Hi Tom, Rugxulo et al,

To comment on the underlying performance bottleneck:

For FAT32 drives, the FAT itself is huge. Which means it takes
time to process it, for example to find out how many clusters
are free. It actually comes with a filesystem info sector with
places where you can store that count, so you do not have to
browse the whole FAT each time you want to know. You can also
keep the value in RAM, of course.

The problem is that if you do not trust the FSinfo data, you
have to read the whole FAT (either during boot or) when the
first app calls the API which tells how much free space you
currently have on some FAT drive.

This will take a long time, and in particular if you do not
have a large enough cache loaded at that moment, it will not
even have the side-effect of caching the FAT for whatever you
want to do with the FAT later, for example growing a file etc.

Given how unpleasant all of this is for performance, you might
understand why Win9x keeps a copy of the whole FAT in RAM :-p

Which in turn made Win9x unable to work with FAT32 drives if
they have too many clusters in relation to RAM size, I think.

Either way, you cannot have 8086 compatibility, FAT32 drives
and good performance at the same time. Just pick your pain ;-)

As said, if you can delay the big counting of free clusters
until you have loaded a cache, preferably one with read-ahead
to compensate for DOS only looking at one FAT sector at a time,
then you can reduce the pain.

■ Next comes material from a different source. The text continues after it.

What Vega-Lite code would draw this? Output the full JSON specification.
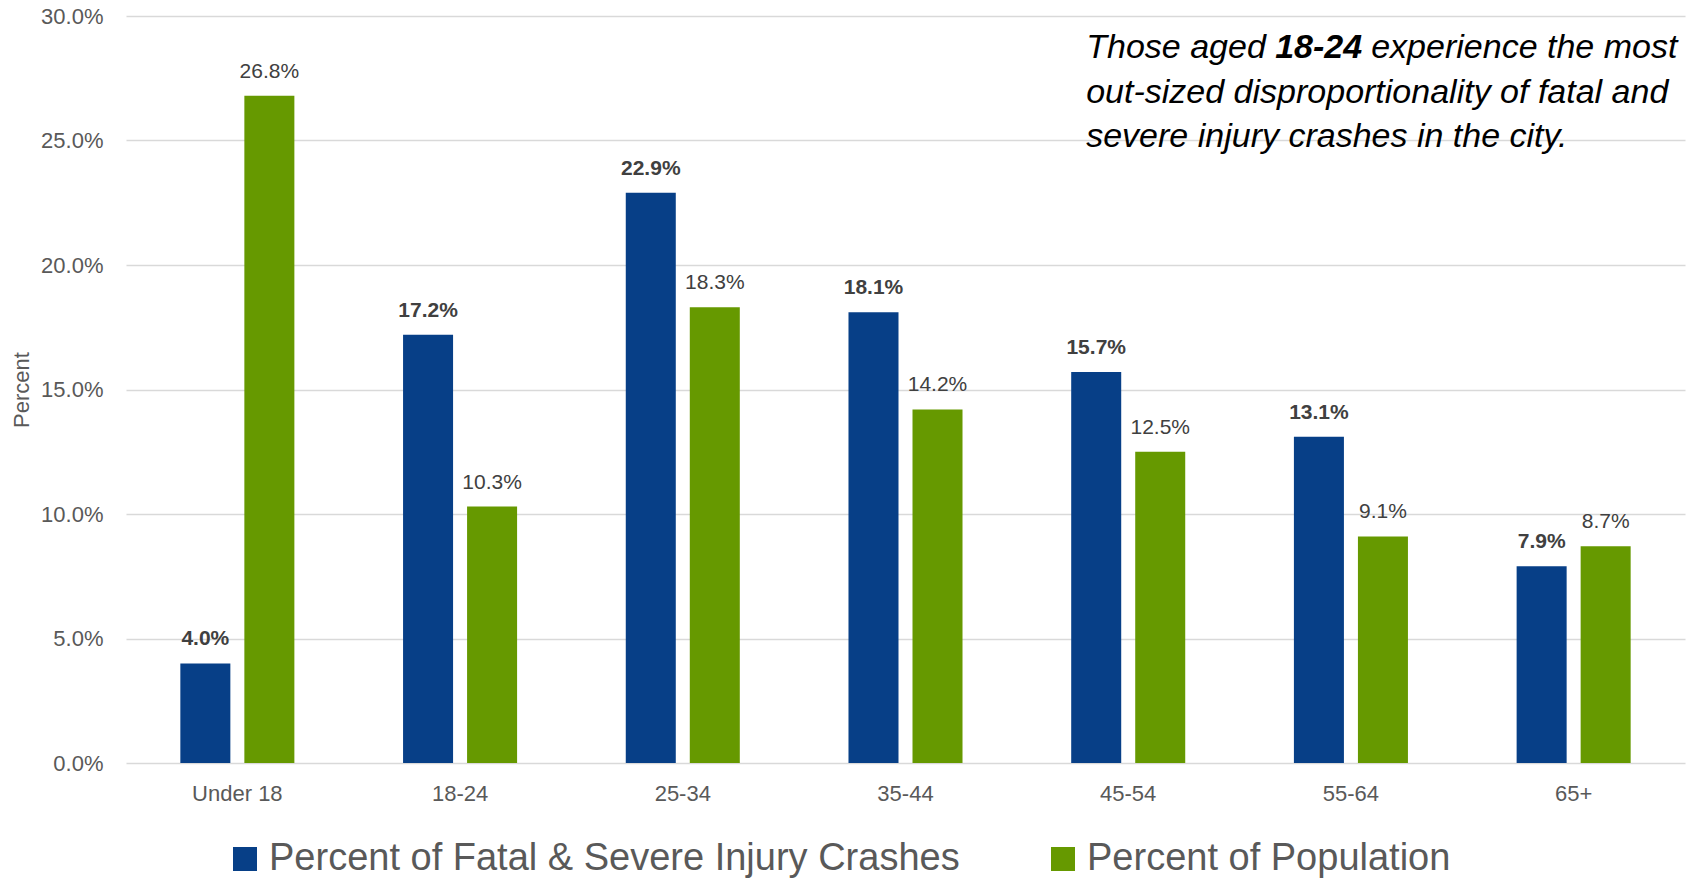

IF you have 386+ and much RAM.

Doesn't FAT32 already keep the amount of free space stored somewhere?

No, And for a good reason.
DOS crashes regularily, with no opportunity to write back
this number to the disk before shutting down.

That is why Windows keeps a flag on whether you have properly
closed (unmounted) a drive. If you have, it can still trust
the FSinfo data to some degree. DOS could do something similar.

If I remember correctly (from dosfsck) the flag is stored in
the 0th entry of one of the FAT copies, or the FSinfo sector?

No slow calculation at bootup needed.

This is not at bootup, but at the first time
"free disk space" is requested.

Which is typically when you first use DIR after boot, I guess.